Exercise goal
Quote every line of the data below as it stands, omitting pictures.

-- START Data provided --

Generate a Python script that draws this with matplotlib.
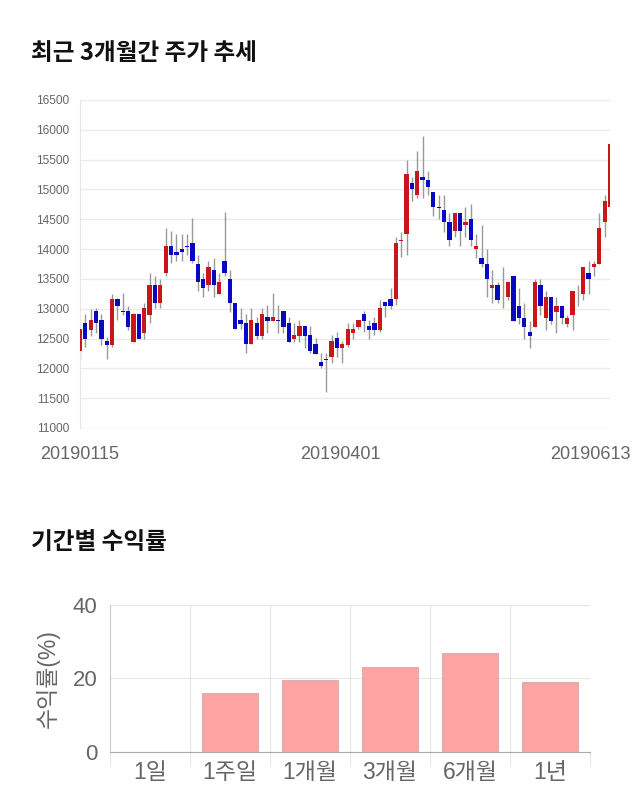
import matplotlib
matplotlib.use("Agg")
import matplotlib.pyplot as plt

plt.rcParams["font.family"] = ["Liberation Sans", "Noto Sans CJK KR"]

opens = [12297,12755,12650,12957,12806,12454,12398,13158,12957,12957,12448,12906,12599,12900,13404,13102,13594,14052,13951,14002,14052,14102,13750,13499,13404,13650,13253,13800,13499,13102,12806,12755,12403,12755,12543,12856,12800,12805,12956,12755,12498,12548,12705,12554,12403,12101,12151,12196,12504,12347,12397,12599,12699,12906,12705,12755,12649,13107,13157,13158,
         14140,14253,15103,14902,15203,15153,14952,14700,14650,14449,14298,14600,14399,14499,13996,13851,13750,13353,13404,13152,13203,13555,13052,12850,12605,12700,13404,12850,13203,12951,13052,12750,12901,13290,13253,13605,13700,13750,14454,14700]
closes = [12655,12498,12806,12755,12498,12398,13158,13052,12950,12700,12906,12498,13007,13404,13102,13404,14052,13907,13901,13951,14040,13800,13454,13353,13700,13404,13454,13600,13102,12655,12750,12403,12806,12549,12906,12800,12856,12800,12699,12448,12554,12705,12548,12297,12247,12045,12140,12453,12347,12403,12654,12654,12805,12800,12649,12649,13007,13051,13051,14097,
         14153,15254,15002,15304,15153,15047,14700,14690,14449,14147,14600,14298,14449,14147,14047,13750,13499,13404,13152,13140,13454,12800,12850,12700,12549,13454,13052,13203,12800,13052,12850,12850,13303,13303,13706,13504,13756,14354,14801,15757]
highs = [12655,12906,12996,13007,12906,12532,13247,13175,13258,13052,12935,12906,13102,13605,13549,13499,14348,14304,14253,14253,14253,14520,13901,13605,13800,13851,13605,14620,13650,13102,13007,12906,13007,12856,13007,13057,13258,13057,12956,12856,12755,12805,12705,12705,12504,12252,12252,12554,12604,12453,12755,12755,12805,12956,12805,12856,13146,13107,13348,14197,
        14292,15494,15203,15650,15896,15304,14952,14902,14902,14600,14600,14600,14700,14751,14248,14399,13996,13650,13454,13700,13454,13555,13353,13102,12800,13499,13499,13303,13203,13203,13052,12901,13303,13404,13706,13806,13806,14600,14902,15800]
lows = [12150,12364,12549,12588,12398,12152,12353,12811,12895,12644,12448,12498,12498,12755,13007,13007,13549,13761,13806,13806,13901,13761,13303,13202,13303,13202,13253,13549,12951,12655,12655,12252,12403,12498,12498,12599,12800,12599,12599,12448,12448,12448,12347,12252,12247,12000,11598,12096,12196,12096,12353,12498,12654,12604,12498,12554,12604,12856,13001,13063,
        13862,13901,14812,14851,14851,14902,14555,14499,14292,14052,14197,14052,14197,14052,13845,13694,13203,13102,13102,13007,13150,12800,12750,12498,12347,12700,12901,12649,12750,12599,12750,12700,12649,13052,13152,13253,13555,13750,14197,14600]

price_ticks = [11000,11500,12000,12500,13000,13500,14000,14500,15000,15500,16000,16500]
date_labels = ["20190115","20190401","20190613"]
date_positions = [0,48.6,95.3]

periods = ["1일","1주일","1개월","3개월","6개월","1년"]
returns = [0,16,19.6,23,27,19]
return_ticks = [0,20,40]

UP = "#c8171c"
DOWN = "#0808c0"
WICK = "#999999"
GREY = "#666666"

fig = plt.figure(figsize=(6.4,8.1),dpi=100)
W,H = 640,810
def axes_px(l,t,r,b):
    return fig.add_axes([l/W,1-b/H,(r-l)/W,(b-t)/H])

ax = axes_px(80,100,610,428)
ax.set_xlim(0,99)
ax.set_ylim(11000,16500)
ax.set_axisbelow(True)
ax.grid(axis="y",color="#ebebeb",lw=1)
for s in ["top","right","bottom"]:
    ax.spines[s].set_visible(False)
ax.spines["left"].set_color("#e6e6e6")
xs = list(range(len(opens)))
ax.vlines(xs,lows,highs,color=WICK,lw=1,zorder=2)
colors = [UP if c>o else DOWN for o,c in zip(opens,closes)]
ax.bar(xs,[c-o for o,c in zip(opens,closes)],bottom=opens,width=0.8,color=colors,lw=0,zorder=3)
ax.set_yticks(price_ticks)
ax.set_yticklabels([str(v) for v in price_ticks],fontsize=8.6,color=GREY)
ax.set_xticks(date_positions)
ax.set_xticklabels(date_labels,fontsize=13,color=GREY)
ax.tick_params(axis="x",length=0,pad=13)
ax.tick_params(axis="y",length=0,pad=8)
for t in ax.get_yticklabels():
    t.set_y(t.get_position()[1])

bx = axes_px(110,605,590,751.5)
bx.set_xlim(0,6)
bx.set_ylim(0,40)
bx.set_axisbelow(True)
centers = [i+0.5 for i in range(6)]
bx.bar(centers,returns,width=0.7,color="#ffa3a3",edgecolor="#d8b0b0",lw=0.8,zorder=3)
bx.set_yticks(return_ticks)
bx.set_yticklabels([str(v) for v in return_ticks],fontsize=16,color=GREY)
bx.set_xticks(range(7),minor=True)
bx.set_xticks(centers)
bx.set_xticklabels(periods,fontsize=16.5,color=GREY)
bx.grid(axis="y",color="#e6e6e6",lw=0.8)
bx.grid(axis="x",which="minor",color="#e6e6e6",lw=0.8)
bx.tick_params(axis="x",which="major",length=0,pad=7)
bx.tick_params(axis="x",which="minor",length=10,color="#e6e6e6",width=0.8)
bx.tick_params(axis="y",length=0,pad=9)
for s in ["top","right"]:
    bx.spines[s].set_visible(False)
bx.spines["left"].set_color("#cccccc")
bx.spines["left"].set_linewidth(0.8)
bx.spines["bottom"].set_color("#aaaaaa")
bx.set_ylabel("수익률(%)",fontsize=16.5,color=GREY,labelpad=9)

fig.text(31/W,1-53/H,"최근 3개월간 주가 추세",fontsize=17,fontweight="bold",va="center",color="#111111",family="Noto Sans CJK KR")
fig.text(31/W,1-542/H,"기간별 수익률",fontsize=17,fontweight="bold",va="center",color="#111111",family="Noto Sans CJK KR")

fig.savefig("out.png",dpi=100)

-- END Data provided --

Worked answer
Generate a Python script that draws this with matplotlib.
import matplotlib
matplotlib.use("Agg")
import matplotlib.pyplot as plt

plt.rcParams["font.family"] = ["Liberation Sans", "Noto Sans CJK KR"]

opens = [12297,12755,12650,12957,12806,12454,12398,13158,12957,12957,12448,12906,12599,12900,13404,13102,13594,14052,13951,14002,14052,14102,13750,13499,13404,13650,13253,13800,13499,13102,12806,12755,12403,12755,12543,12856,12800,12805,12956,12755,12498,12548,12705,12554,12403,12101,12151,12196,12504,12347,12397,12599,12699,12906,12705,12755,12649,13107,13157,13158,
         14140,14253,15103,14902,15203,15153,14952,14700,14650,14449,14298,14600,14399,14499,13996,13851,13750,13353,13404,13152,13203,13555,13052,12850,12605,12700,13404,12850,13203,12951,13052,12750,12901,13290,13253,13605,13700,13750,14454,14700]
closes = [12655,12498,12806,12755,12498,12398,13158,13052,12950,12700,12906,12498,13007,13404,13102,13404,14052,13907,13901,13951,14040,13800,13454,13353,13700,13404,13454,13600,13102,12655,12750,12403,12806,12549,12906,12800,12856,12800,12699,12448,12554,12705,12548,12297,12247,12045,12140,12453,12347,12403,12654,12654,12805,12800,12649,12649,13007,13051,13051,14097,
         14153,15254,15002,15304,15153,15047,14700,14690,14449,14147,14600,14298,14449,14147,14047,13750,13499,13404,13152,13140,13454,12800,12850,12700,12549,13454,13052,13203,12800,13052,12850,12850,13303,13303,13706,13504,13756,14354,14801,15757]
highs = [12655,12906,12996,13007,12906,12532,13247,13175,13258,13052,12935,12906,13102,13605,13549,13499,14348,14304,14253,14253,14253,14520,13901,13605,13800,13851,13605,14620,13650,13102,13007,12906,13007,12856,13007,13057,13258,13057,12956,12856,12755,12805,12705,12705,12504,12252,12252,12554,12604,12453,12755,12755,12805,12956,12805,12856,13146,13107,13348,14197,
        14292,15494,15203,15650,15896,15304,14952,14902,14902,14600,14600,14600,14700,14751,14248,14399,13996,13650,13454,13700,13454,13555,13353,13102,12800,13499,13499,13303,13203,13203,13052,12901,13303,13404,13706,13806,13806,14600,14902,15800]
lows = [12150,12364,12549,12588,12398,12152,12353,12811,12895,12644,12448,12498,12498,12755,13007,13007,13549,13761,13806,13806,13901,13761,13303,13202,13303,13202,13253,13549,12951,12655,12655,12252,12403,12498,12498,12599,12800,12599,12599,12448,12448,12448,12347,12252,12247,12000,11598,12096,12196,12096,12353,12498,12654,12604,12498,12554,12604,12856,13001,13063,
        13862,13901,14812,14851,14851,14902,14555,14499,14292,14052,14197,14052,14197,14052,13845,13694,13203,13102,13102,13007,13150,12800,12750,12498,12347,12700,12901,12649,12750,12599,12750,12700,12649,13052,13152,13253,13555,13750,14197,14600]

price_ticks = [11000,11500,12000,12500,13000,13500,14000,14500,15000,15500,16000,16500]
date_labels = ["20190115","20190401","20190613"]
date_positions = [0,48.6,95.3]

periods = ["1일","1주일","1개월","3개월","6개월","1년"]
returns = [0,16,19.6,23,27,19]
return_ticks = [0,20,40]

UP = "#c8171c"
DOWN = "#0808c0"
WICK = "#999999"
GREY = "#666666"

fig = plt.figure(figsize=(6.4,8.1),dpi=100)
W,H = 640,810
def axes_px(l,t,r,b):
    return fig.add_axes([l/W,1-b/H,(r-l)/W,(b-t)/H])

ax = axes_px(80,100,610,428)
ax.set_xlim(0,99)
ax.set_ylim(11000,16500)
ax.set_axisbelow(True)
ax.grid(axis="y",color="#ebebeb",lw=1)
for s in ["top","right","bottom"]:
    ax.spines[s].set_visible(False)
ax.spines["left"].set_color("#e6e6e6")
xs = list(range(len(opens)))
ax.vlines(xs,lows,highs,color=WICK,lw=1,zorder=2)
colors = [UP if c>o else DOWN for o,c in zip(opens,closes)]
ax.bar(xs,[c-o for o,c in zip(opens,closes)],bottom=opens,width=0.8,color=colors,lw=0,zorder=3)
ax.set_yticks(price_ticks)
ax.set_yticklabels([str(v) for v in price_ticks],fontsize=8.6,color=GREY)
ax.set_xticks(date_positions)
ax.set_xticklabels(date_labels,fontsize=13,color=GREY)
ax.tick_params(axis="x",length=0,pad=13)
ax.tick_params(axis="y",length=0,pad=8)
for t in ax.get_yticklabels():
    t.set_y(t.get_position()[1])

bx = axes_px(110,605,590,751.5)
bx.set_xlim(0,6)
bx.set_ylim(0,40)
bx.set_axisbelow(True)
centers = [i+0.5 for i in range(6)]
bx.bar(centers,returns,width=0.7,color="#ffa3a3",edgecolor="#d8b0b0",lw=0.8,zorder=3)
bx.set_yticks(return_ticks)
bx.set_yticklabels([str(v) for v in return_ticks],fontsize=16,color=GREY)
bx.set_xticks(range(7),minor=True)
bx.set_xticks(centers)
bx.set_xticklabels(periods,fontsize=16.5,color=GREY)
bx.grid(axis="y",color="#e6e6e6",lw=0.8)
bx.grid(axis="x",which="minor",color="#e6e6e6",lw=0.8)
bx.tick_params(axis="x",which="major",length=0,pad=7)
bx.tick_params(axis="x",which="minor",length=10,color="#e6e6e6",width=0.8)
bx.tick_params(axis="y",length=0,pad=9)
for s in ["top","right"]:
    bx.spines[s].set_visible(False)
bx.spines["left"].set_color("#cccccc")
bx.spines["left"].set_linewidth(0.8)
bx.spines["bottom"].set_color("#aaaaaa")
bx.set_ylabel("수익률(%)",fontsize=16.5,color=GREY,labelpad=9)

fig.text(31/W,1-53/H,"최근 3개월간 주가 추세",fontsize=17,fontweight="bold",va="center",color="#111111",family="Noto Sans CJK KR")
fig.text(31/W,1-542/H,"기간별 수익률",fontsize=17,fontweight="bold",va="center",color="#111111",family="Noto Sans CJK KR")

fig.savefig("out.png",dpi=100)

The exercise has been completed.